My main point is that technology is now changing and I think that de-centralized mass-transit through fleets of automated cars is close at hand. And it can use the infrastructure that we already have. So building super-expensive fixed-line transit infrastructure within cities is not a good investment anymore. Even more so when you consider the turnaround time from initial planning to opening to the public is probably a decade.



Private transport takes up way too much space and is also inefficient. Why spend the energy and resources to build a 1-2 ton car for transporting 1-2 people? It seems like an odd idea.


1. You wouldn't need a car per person, only enough to comfortably serve peak demand. There's never a single point of time at which everyone in a city is on the road. (Except evacuations, but see point 3).

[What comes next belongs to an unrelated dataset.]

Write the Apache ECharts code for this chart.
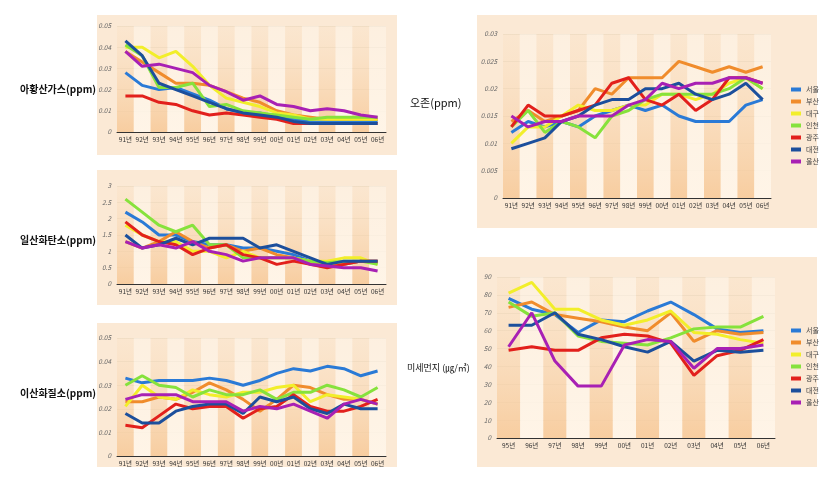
<!DOCTYPE html>
<html><head><meta charset="utf-8">
<script src="https://cdn.jsdelivr.net/npm/echarts@6/dist/echarts.min.js"></script>
<style>html,body{margin:0;padding:0;background:#fff}#c{width:840px;height:479px}</style>
</head><body><div id="c"></div>
<script>
const regions = ['서울','부산','대구','인천','광주','대전','울산'];
const colors = ['#2a7ad6','#f08c2c','#f2ee2a','#86e23c','#e2201c','#1c4f9c','#a820b4'];
const years16 = ['91년','92년','93년','94년','95년','96년','97년','98년','99년','00년','01년','02년','03년','04년','05년','06년'];
const years12 = ['95년','96년','97년','98년','99년','00년','01년','02년','03년','04년','05년','06년'];

// 아황산가스 (ppm)
const so2_seoul   = [0.028,0.022,0.020,0.021,0.018,0.015,0.011,0.009,0.009,0.007,0.006,0.005,0.005,0.005,0.005,0.005];
const so2_busan   = [0.038,0.033,0.028,0.023,0.023,0.022,0.019,0.016,0.014,0.010,0.008,0.007,0.006,0.006,0.006,0.006];
const so2_daegu   = [0.040,0.040,0.035,0.038,0.031,0.022,0.016,0.014,0.012,0.009,0.008,0.006,0.006,0.006,0.006,0.006];
const so2_incheon = [0.041,0.036,0.021,0.021,0.023,0.012,0.013,0.010,0.009,0.008,0.007,0.006,0.007,0.007,0.007,0.007];
const so2_gwangju = [0.017,0.017,0.014,0.013,0.010,0.008,0.009,0.008,0.007,0.006,0.004,0.004,0.004,0.004,0.004,0.004];
const so2_daejeon = [0.043,0.036,0.023,0.020,0.017,0.014,0.011,0.009,0.008,0.007,0.005,0.004,0.004,0.004,0.004,0.004];
const so2_ulsan   = [0.038,0.031,0.032,0.030,0.028,0.022,0.019,0.015,0.017,0.013,0.012,0.010,0.011,0.010,0.008,0.007];

// 일산화탄소 (ppm)
const co_seoul   = [2.2,1.9,1.5,1.5,1.3,1.2,1.2,1.1,1.1,1.0,0.9,0.7,0.6,0.6,0.7,0.7];
const co_busan   = [1.3,1.1,1.3,1.6,1.3,1.1,1.2,1.0,1.1,0.9,0.8,0.7,0.6,0.6,0.7,0.7];
const co_daegu   = [1.8,1.5,1.3,1.3,1.0,1.0,0.8,1.0,0.8,0.8,0.8,0.7,0.7,0.8,0.8,0.6];
const co_incheon = [2.6,2.2,1.8,1.6,1.8,1.2,1.2,0.8,0.8,0.8,0.8,0.7,0.65,0.7,0.7,0.6];
const co_gwangju = [1.9,1.5,1.3,1.2,0.9,1.1,1.2,0.9,0.8,0.6,0.7,0.6,0.5,0.6,0.7,0.7];
const co_daejeon = [1.5,1.1,1.2,1.4,1.2,1.4,1.4,1.4,1.1,1.2,1.0,0.8,0.6,0.7,0.7,0.7];
const co_ulsan   = [1.3,1.1,1.2,1.1,1.3,1.0,0.9,0.7,0.8,0.8,0.8,0.6,0.55,0.5,0.5,0.4];

// 이산화질소 (ppm)
const no2_seoul   = [0.033,0.031,0.032,0.032,0.032,0.033,0.032,0.030,0.032,0.035,0.037,0.036,0.038,0.037,0.034,0.036];
const no2_busan   = [0.023,0.023,0.025,0.024,0.027,0.031,0.028,0.024,0.019,0.024,0.030,0.029,0.026,0.024,0.024,0.022];
const no2_daegu   = [0.021,0.030,0.025,0.024,0.028,0.026,0.025,0.027,0.027,0.029,0.030,0.023,0.026,0.025,0.024,0.022];
const no2_incheon = [0.030,0.034,0.030,0.029,0.025,0.028,0.026,0.026,0.028,0.024,0.027,0.027,0.030,0.028,0.025,0.029];
const no2_gwangju = [0.013,0.012,0.017,0.022,0.020,0.021,0.021,0.016,0.020,0.021,0.026,0.021,0.019,0.019,0.021,0.024];
const no2_daejeon = [0.018,0.014,0.014,0.019,0.021,0.022,0.022,0.018,0.025,0.023,0.025,0.020,0.018,0.022,0.020,0.020];
const no2_ulsan   = [0.024,0.026,0.026,0.026,0.023,0.023,0.023,0.019,0.021,0.020,0.022,0.019,0.016,0.022,0.024,0.022];

// 오존 (ppm)
const o3_seoul   = [0.012,0.014,0.013,0.014,0.013,0.015,0.016,0.017,0.016,0.017,0.015,0.014,0.014,0.014,0.017,0.018];
const o3_busan   = [0.014,0.016,0.014,0.015,0.016,0.020,0.019,0.022,0.022,0.022,0.025,0.024,0.023,0.024,0.023,0.024];
const o3_daegu   = [0.010,0.013,0.013,0.015,0.017,0.016,0.016,0.017,0.017,0.019,0.019,0.018,0.019,0.021,0.022,0.020];
const o3_incheon = [0.013,0.016,0.012,0.014,0.013,0.011,0.015,0.016,0.018,0.019,0.019,0.019,0.019,0.020,0.022,0.020];
const o3_gwangju = [0.013,0.017,0.015,0.015,0.016,0.017,0.021,0.022,0.018,0.017,0.019,0.016,0.018,0.022,0.022,0.021];
const o3_daejeon = [0.009,0.010,0.011,0.014,0.015,0.017,0.018,0.018,0.020,0.020,0.021,0.019,0.018,0.019,0.021,0.018];
const o3_ulsan   = [0.015,0.013,0.014,0.014,0.015,0.015,0.015,0.017,0.018,0.021,0.020,0.021,0.021,0.022,0.022,0.021];

// 미세먼지 (㎍/㎥)
const pm_seoul   = [78,72,69,59,66,65,71,76,69,61,59,60];
const pm_busan   = [73,76,69,67,65,62,60,70,54,60,58,59];
const pm_daegu   = [81,87,72,72,66,63,66,71,59,58,55,53];
const pm_incheon = [76,68,70,57,54,53,52,56,61,62,62,68];
const pm_gwangju = [49,51,49,49,56,58,57,53,35,46,49,55];
const pm_daejeon = [63,63,70,58,55,51,48,54,43,49,48,49];
const pm_ulsan   = [51,70,43,29,29,52,55,54,39,50,50,52];

const panels = [
  {data:[so2_seoul,so2_busan,so2_daegu,so2_incheon,so2_gwangju,so2_daejeon,so2_ulsan], cats:years16, max:0.05, interval:0.01},
  {data:[co_seoul,co_busan,co_daegu,co_incheon,co_gwangju,co_daejeon,co_ulsan], cats:years16, max:3, interval:0.5},
  {data:[no2_seoul,no2_busan,no2_daegu,no2_incheon,no2_gwangju,no2_daejeon,no2_ulsan], cats:years16, max:0.05, interval:0.01},
  {data:[o3_seoul,o3_busan,o3_daegu,o3_incheon,o3_gwangju,o3_daejeon,o3_ulsan], cats:years16, max:0.03, interval:0.005},
  {data:[pm_seoul,pm_busan,pm_daegu,pm_incheon,pm_gwangju,pm_daejeon,pm_ulsan], cats:years12, max:90, interval:10}
];
const grids = [
  {left:117, top:26, width:269, height:106},
  {left:117, top:186, width:269, height:98},
  {left:117, top:338, width:269, height:118},
  {left:503, top:34, width:268, height:164},
  {left:497, top:277, width:278, height:161}
];
const boxes = [[97,15,300,140],[97,170,300,135],[97,323,300,144],[477,15,340,213],[477,257,340,210]];

const darkBand = new echarts.graphic.LinearGradient(0,0,0,1,[{offset:0,color:'rgba(250,224,194,0.3)'},{offset:1,color:'rgba(247,202,154,0.9)'}]);
const lightBand = new echarts.graphic.LinearGradient(0,0,0,1,[{offset:0,color:'rgba(255,246,234,0.5)'},{offset:1,color:'rgba(255,245,232,0.95)'}]);

const option = {
  animation:false,
  textStyle:{fontFamily:'"Noto Sans CJK KR", sans-serif'},
  graphic: boxes.map(b=>({type:'rect', z:-10, shape:{x:b[0],y:b[1],width:b[2],height:b[3]},
     style:{fill:'#fbe9d5'}})).concat([
    {type:'text', left:20, top:84, style:{text:'아황산가스(ppm)', font:'bold 10px "Noto Sans CJK KR"', fill:'#111'}},
    {type:'text', left:20, top:235, style:{text:'일산화탄소(ppm)', font:'bold 10px "Noto Sans CJK KR"', fill:'#111'}},
    {type:'text', left:20, top:388, style:{text:'이산화질소(ppm)', font:'bold 10px "Noto Sans CJK KR"', fill:'#111'}},
    {type:'text', left:410, top:97, style:{text:'오존(ppm)', font:'11px "Noto Sans CJK KR"', fill:'#111'}},
    {type:'text', left:407, top:363, style:{text:'미세먼지 (㎍/㎥)', font:'9px "Noto Sans CJK KR"', fill:'#111'}}
  ]),
  legend:[
    {orient:'vertical', left:786, top:81, itemWidth:10, itemHeight:4, itemGap:5, icon:'rect', data:regions,
     textStyle:{fontSize:7, color:'#444'}},
    {orient:'vertical', left:786, top:322, itemWidth:10, itemHeight:4, itemGap:5, icon:'rect', data:regions,
     textStyle:{fontSize:7, color:'#444'}}
  ],
  grid: grids,
  xAxis: panels.map((p,i)=>({type:'category', gridIndex:i, data:p.cats, boundaryGap:true,
     axisLine:{lineStyle:{color:'#333', width:1}}, axisTick:{show:false},
     axisLabel:{fontSize:6.5, color:'#333', margin:4, interval:0},
     splitArea:{show:true, areaStyle:{color:[darkBand, lightBand]}}})),
  yAxis: panels.map((p,i)=>({type:'value', gridIndex:i, min:0, max:p.max, interval:p.interval,
     axisLine:{show:false}, axisTick:{show:false},
     axisLabel:{fontSize:6.5, color:'#666', margin:6, fontStyle:'italic'},
     splitLine:{lineStyle:{color:'#ecdcc6', width:1}}})),
  series: []
};
panels.forEach((p,i)=>{
  p.data.forEach((d,k)=>{
    option.series.push({type:'line', name:regions[k], xAxisIndex:i, yAxisIndex:i, data:d,
      symbol:'none', color:colors[k], lineStyle:{width:3, color:colors[k]}});
  });
});
const chart = echarts.init(document.getElementById('c'), null, {renderer:'canvas'});
chart.setOption(option);
</script></body></html>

2. There is already about one car per person in the US.

3. Automated car fleets would presumably have a cheaper carpooling option, where the car picks up other passengers on the way to the destination. Like UberPool today.

4. Fixed-line transit costs millions to billions of dollars per mile, and easily takes a decade from planning to completion. Building roads takes a fraction of the time and money. And the roads already exist.


Automated car fleets work well for suburbs. But past a certain point, heavy rail train subways have far more throughput than the equivalent amount of cars.

Look at this image for example: http://imgur.com/gallery/v3ff7FY

Building & maintaining roads and highways does take a lot of money too. Building new roads vs building new railroad track on new land isn't that much different cost wise.